_Required work_: Begin with the first line of the material and copy each line word for word through the line that contains "const yTickLabels = [0,10,20,30,40,50,60,70,80,90,100];"; the pictures are left out.
**** Data excerpt ****
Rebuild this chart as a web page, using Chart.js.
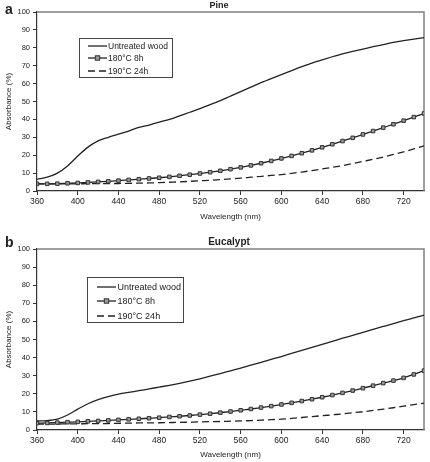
<!DOCTYPE html>
<html>
<head>
<meta charset="utf-8">
<script src="https://cdn.jsdelivr.net/npm/chart.js@4.4.1/dist/chart.umd.min.js"></script>
<style>
  html,body{margin:0;padding:0;background:#fff;}
  #wrap{position:relative;width:430px;height:462px;overflow:hidden;background:#fff;font-family:"Liberation Sans",Arial,sans-serif;color:#222;}
  canvas{position:absolute;left:0;}
  .lbl{position:absolute;font-weight:bold;font-size:14px;line-height:14px;z-index:2;}
  .ttl{position:absolute;font-weight:bold;transform:translate(-50%,-50%);white-space:nowrap;z-index:2;line-height:1;}
  .leg{position:absolute;border:1px solid #444;background:#fff;z-index:2;box-sizing:border-box;filter:grayscale(1);}
  .row{position:absolute;left:0;display:flex;align-items:center;white-space:nowrap;transform:translateY(-50%);}
  .row svg{display:block;}
</style>
</head>
<body>
<div id="wrap">
  <canvas id="c1" width="430" height="231" style="top:0px"></canvas>
  <canvas id="c2" width="430" height="239" style="top:223px"></canvas>
  <div class="lbl" style="left:5px;top:2px;">a</div>
  <div class="ttl" style="left:219px;top:5px;font-size:9px;">Pine</div>
  <div class="lbl" style="left:5px;top:235px;">b</div>
  <div class="ttl" style="left:229px;top:242px;font-size:10px;">Eucalypt</div>
  <div id="leg1" class="leg" style="left:79px;top:38px;width:94px;height:40px;"></div>
  <div id="leg2" class="leg" style="left:87px;top:277px;width:97px;height:46px;"></div>
</div>
<script>
// ---- data ----
const wavelengths = [360,370,380,390,400,410,420,430,440,450,460,470,480,490,500,510,520,530,540,550,560,570,580,590,600,610,620,630,640,650,660,670,680,690,700,710,720,730,740];
const seriesNames = ["Untreated wood", "180°C 8h", "190°C 24h"];
const xTickLabels = [360,400,440,480,520,560,600,640,680,720];
const yTickLabels = [0,10,20,30,40,50,60,70,80,90,100];

const pineUntreated = [6.5,7.7,10,14,19.5,24.5,28,30,31.8,33.5,35.5,36.8,38.5,40,42,44,46,48.2,50.5,53,55.5,58,60.5,62.8,65,67.3,69.5,71.5,73.3,75,76.6,78,79.3,80.6,81.8,83,84,84.9,85.7];
const pine180_8h   = [4,4,4.1,4.3,4.5,4.8,5.1,5.4,5.8,6.2,6.6,7,7.4,7.9,8.5,9.1,9.8,10.5,11.3,12.2,13.2,14.3,15.5,16.8,18.2,19.6,21.1,22.7,24.4,26.1,27.9,29.7,31.6,33.5,35.4,37.3,39.3,41.3,43.3];
const pine190_24h  = [4,4,4,4,4,4.1,4.1,4.2,4.2,4.3,4.4,4.5,4.7,4.9,5.1,5.4,5.7,6,6.4,6.8,7.2,7.7,8.2,8.7,9.2,9.9,10.6,11.4,12.3,13.2,14.2,15.3,16.5,17.7,19,20.4,21.9,23.5,25.2];

const eucUntreated = [5,5.2,6,8.3,11.5,14.5,16.8,18.5,19.8,20.8,21.7,22.7,23.7,24.7,25.8,27,28.3,29.7,31.2,32.7,34.2,35.8,37.4,39,40.6,42.3,44,45.7,47.3,49,50.7,52.3,54,55.6,57.2,58.8,60.4,61.9,63.5];
const euc180_8h    = [3.8,3.9,4.1,4.3,4.5,4.8,5,5.3,5.6,5.9,6.2,6.5,6.8,7.2,7.6,8,8.5,9,9.6,10.2,10.9,11.6,12.4,13.2,14.1,15,16,17,18.1,19.3,20.5,21.8,23.1,24.5,25.9,27.3,28.8,30.7,32.8];
const euc190_24h   = [3.3,3.3,3.3,3.4,3.4,3.5,3.5,3.6,3.7,3.8,3.9,3.95,4,4.1,4.2,4.35,4.5,4.6,4.7,4.85,5,5.2,5.45,5.7,6,6.4,6.9,7.4,7.9,8.4,8.9,9.5,10.1,10.8,11.5,12.3,13.2,14,14.8];

// ---- helpers ----
const INK = '#222';
function pts(vals){ return wavelengths.map((w,i)=>({x:w, y:vals[i]})); }

const framePlugin = {
  id:'frame',
  beforeDatasetsDraw(chart){
    const {ctx, chartArea:a} = chart;
    ctx.save();
    ctx.strokeStyle = '#808080';
    ctx.lineWidth = 1.5;
    ctx.beginPath();
    ctx.moveTo(a.left, a.top); ctx.lineTo(a.right, a.top); ctx.lineTo(a.right, a.bottom);
    ctx.stroke();
    ctx.restore();
  }
};

function makeChart(id, series, opt){
  const ctx = document.getElementById(id);
  return new Chart(ctx, {
    type:'line',
    data:{
      datasets:[
        {label:seriesNames[0], data:pts(series[0]), borderColor:INK, borderWidth:1.3, pointRadius:0, cubicInterpolationMode:'monotone', fill:false},
        {label:seriesNames[1], data:pts(series[1]), borderColor:INK, borderWidth:1.3, pointStyle:'rect', pointRadius:2.5, pointBackgroundColor:'#9a9a9a', pointBorderColor:'#333', pointBorderWidth:1, cubicInterpolationMode:'monotone', fill:false},
        {label:seriesNames[2], data:pts(series[2]), borderColor:INK, borderWidth:1.3, borderDash:[7,4], pointRadius:0, cubicInterpolationMode:'monotone', fill:false}
      ]
    },
    options:{
      responsive:false, animation:false, events:[],
      layout:{padding:{top:opt.top, right:6, left:0, bottom:0}},
      plugins:{legend:{display:false}, tooltip:{enabled:false}, title:{display:false}},
      scales:{
        x:{
          type:'linear', min:360, max:740,
          afterBuildTicks(s){ s.ticks = xTickLabels.map(v=>({value:v})); },
          afterFit(s){ s.height = opt.xh; },
          grid:{drawOnChartArea:false, drawTicks:true, tickLength:4, color:'#333'},
          border:{display:true, color:'#333', width:1.2},
          ticks:{color:INK, font:{family:'"Liberation Sans", Arial', size:8.5}, padding:2, maxRotation:0, autoSkip:false},
          title:{display:true, text:'Wavelength (nm)', color:INK, font:{family:'"Liberation Sans", Arial', size:8}, padding:{top:2, bottom:opt.xpb}}
        },
        y:{
          min:0, max:100,
          afterBuildTicks(s){ s.ticks = yTickLabels.map(v=>({value:v})); },
          afterFit(s){ s.width = 37; },
          grid:{drawOnChartArea:false, drawTicks:true, tickLength:4, color:'#333'},
          border:{display:true, color:'#333', width:1.2},
          ticks:{color:INK, font:{family:'"Liberation Sans", Arial', size:7.5}, padding:3},
          title:{display:true, text:'Absorbance (%)', color:INK, font:{family:'"Liberation Sans", Arial', size:8}, padding:{top:4, bottom:0}}
        }
      }
    },
    plugins:[framePlugin]
  });
}

makeChart('c1', [pineUntreated, pine180_8h, pine190_24h], {top:12, xh:40, xpb:9});
makeChart('c2', [eucUntreated, euc180_8h, euc190_24h], {top:26, xh:32, xpb:2});

// ---- legends (HTML, real text) ----
function sample(kind){
  const w = 19, h = 8;
  let s = `<svg width="${w}" height="${h}" viewBox="0 0 ${w} ${h}">`;
  if(kind===2){
    s += `<line x1="0" y1="4" x2="${w}" y2="4" stroke="${INK}" stroke-width="1.3" stroke-dasharray="7,4"/>`;
  } else {
    s += `<line x1="0" y1="4" x2="${w}" y2="4" stroke="${INK}" stroke-width="1.3"/>`;
  }
  if(kind===1){
    s += `<rect x="${w/2-2.2}" y="1.8" width="4.4" height="4.4" fill="#9a9a9a" stroke="#333" stroke-width="1"/>`;
  }
  return s + '</svg>';
}
function buildLegend(id, cfg){
  const el = document.getElementById(id);
  seriesNames.forEach((n,i)=>{
    const r = document.createElement('div');
    r.className = 'row';
    r.style.top = (cfg.y0 + i*cfg.dy) + 'px';
    r.style.left = cfg.x0 + 'px';
    r.style.fontSize = cfg.fs + 'px';
    r.innerHTML = sample(i) + `<span style="margin-left:${cfg.gap}px">${n}</span>`;
    el.appendChild(r);
  });
}
buildLegend('leg1', {x0:8, y0:6.5, dy:12.8, fs:8.5, gap:1});
buildLegend('leg2', {x0:9, y0:8.5, dy:14.8, fs:9, gap:1.5});
</script>
</body>
</html>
****
_Exercise answer_:
Rebuild this chart as a web page, using Chart.js.
<!DOCTYPE html>
<html>
<head>
<meta charset="utf-8">
<script src="https://cdn.jsdelivr.net/npm/chart.js@4.4.1/dist/chart.umd.min.js"></script>
<style>
  html,body{margin:0;padding:0;background:#fff;}
  #wrap{position:relative;width:430px;height:462px;overflow:hidden;background:#fff;font-family:"Liberation Sans",Arial,sans-serif;color:#222;}
  canvas{position:absolute;left:0;}
  .lbl{position:absolute;font-weight:bold;font-size:14px;line-height:14px;z-index:2;}
  .ttl{position:absolute;font-weight:bold;transform:translate(-50%,-50%);white-space:nowrap;z-index:2;line-height:1;}
  .leg{position:absolute;border:1px solid #444;background:#fff;z-index:2;box-sizing:border-box;filter:grayscale(1);}
  .row{position:absolute;left:0;display:flex;align-items:center;white-space:nowrap;transform:translateY(-50%);}
  .row svg{display:block;}
</style>
</head>
<body>
<div id="wrap">
  <canvas id="c1" width="430" height="231" style="top:0px"></canvas>
  <canvas id="c2" width="430" height="239" style="top:223px"></canvas>
  <div class="lbl" style="left:5px;top:2px;">a</div>
  <div class="ttl" style="left:219px;top:5px;font-size:9px;">Pine</div>
  <div class="lbl" style="left:5px;top:235px;">b</div>
  <div class="ttl" style="left:229px;top:242px;font-size:10px;">Eucalypt</div>
  <div id="leg1" class="leg" style="left:79px;top:38px;width:94px;height:40px;"></div>
  <div id="leg2" class="leg" style="left:87px;top:277px;width:97px;height:46px;"></div>
</div>
<script>
// ---- data ----
const wavelengths = [360,370,380,390,400,410,420,430,440,450,460,470,480,490,500,510,520,530,540,550,560,570,580,590,600,610,620,630,640,650,660,670,680,690,700,710,720,730,740];
const seriesNames = ["Untreated wood", "180°C 8h", "190°C 24h"];
const xTickLabels = [360,400,440,480,520,560,600,640,680,720];
const yTickLabels = [0,10,20,30,40,50,60,70,80,90,100];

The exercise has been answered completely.